Tutto quello che
successe prima del 1977 confluì nel Movimento: gli scioperi degli operai,
l’occupazione delle case abbandonate, il risanamento dei quartieri periferici
delle città, il terrorismo, il movimento femminista, la contestazione ai
cambiamenti delle leggi sull’istruzione, la contestazione politica, la lotta al
capitalismo. Gli Indiani Metropolitani si inserirono in questo amalgama di
anime del Movimento, apportando uno spirito ironico, gioioso e non violento
alla sensazione di rivoluzione che si respirò dal mese di febbraio al mese di
settembre del 1977.
Nel marzo del 1973 a Torino, presso la Fiat Mirafiori, dei
giovani operai occuparono i reparti della fabbrica in un’iniziativa autonoma
dal sindacato. Questi giovani si legarono sulla fronte una fettuccia e
inscenarono un happening, suonando clacson e battendo tamburi al grido
onomatopeico «Èaèaèaèao». Probabilmente questo fu il primo sintomo di quel
revival della cultura indiana che prese largo durante il Movimento.
Gli Indiani
Metropolitani iniziarono a partecipare attivamente alla vita degli studenti in
occupazione, attraverso l’organizzazione di feste e performance e la
realizzazione di murales e di scritte ironiche ma che racchiudevano il loro
modo di pensare, fondato ad esempio sulla frase «La fantasia distruggerà il
potere e una risata vi seppellirà», insieme ad altri due slogan: “Godere
operaio” (in opposizione a Potere operaio) e “Godimento studentesco” (in
opposizione a Movimento studentesco). Quasi sempre vicino alle scritte murali
era visibile la A cerchiata.
Gli Indiani
combinarono svariate forme di creatività, definita di massa e per la massa e
che si propose direttamente come modalità di vita: l’arte è vita, la vita è
arte. Il risultato dell’addizione di avanguardie storiche, controcultura
americana, situazionisti francesi, teorie marxiste-leniniste, letteratura e poesia
si trasformò in una scossa che attraversò tutto il 1977, che sconvolse le vite
sia di chi la produsse sia di chi invece solo assistette dall’esterno
all’invettiva degli “artisti” del Movimento.

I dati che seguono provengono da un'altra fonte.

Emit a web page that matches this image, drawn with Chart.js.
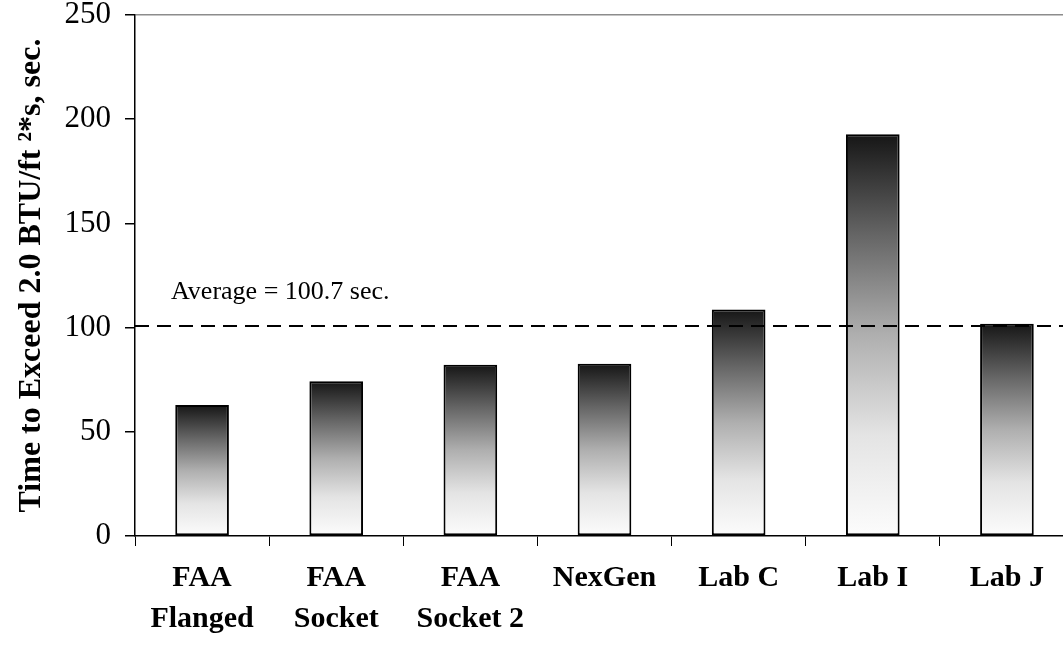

Ci fu un atteggiamento di completa
indifferenza nei confronti delle regole di contestazione e comunicazione e nei
confronti di chi queste regole le aveva enunciate; scardinare tutte le pratiche
che fino a quel momento avevano gestito la vita sociale, culturale ed educativa
della gioventù per trasformarle in un qualcosa di incomprensibile (nonsense) e
irriverente.
L’ala
creativa del Movimento del ’77 basò i suoi principi sul cambiamento di vita
riguardo tutti gli aspetti sociali, combattendo l’obiettivo della liberazione
individuale e collettiva. Le pratiche artistiche rappresentarono uno dei punti
salienti e distintivi del Movimento andandosi a configurare come massimo
tentativo di eliminare il livello di separazione tra il piano della creatività
e il piano dell’esistenza.
L’ideologia del
rifiuto del lavoro stabilì la perdita di senso dell’agire umano nel lavoro
salariato, un lavoro inteso prima solo come occupazione del proprio tempo, a
cui venne sostituito il concetto di rifiuto del lavoro inteso come
un’occupazione dello spazio (la metropoli) in cui si poteva essere liberi di
divulgare i desideri individuali. Alla liberazione degli spazi metropolitani,
si affiancò la consuetudine della riappropriazione delle merci secondo la
logica di ottenere delle comodità, a cui le giovani generazioni non volevano
rinunciare, un altro modo per opporsi al governo dell’austerità e per
rivendicare un’eguaglianza sociale.
Il fallimento
della parità tra le classi sociali creò un nuovo individuo desiderante,
sovversivo e antagonista che si sentì incompreso e discriminato dalla società
claustrofobica rappresentata dalla famiglia, dall’economia e dalla politica.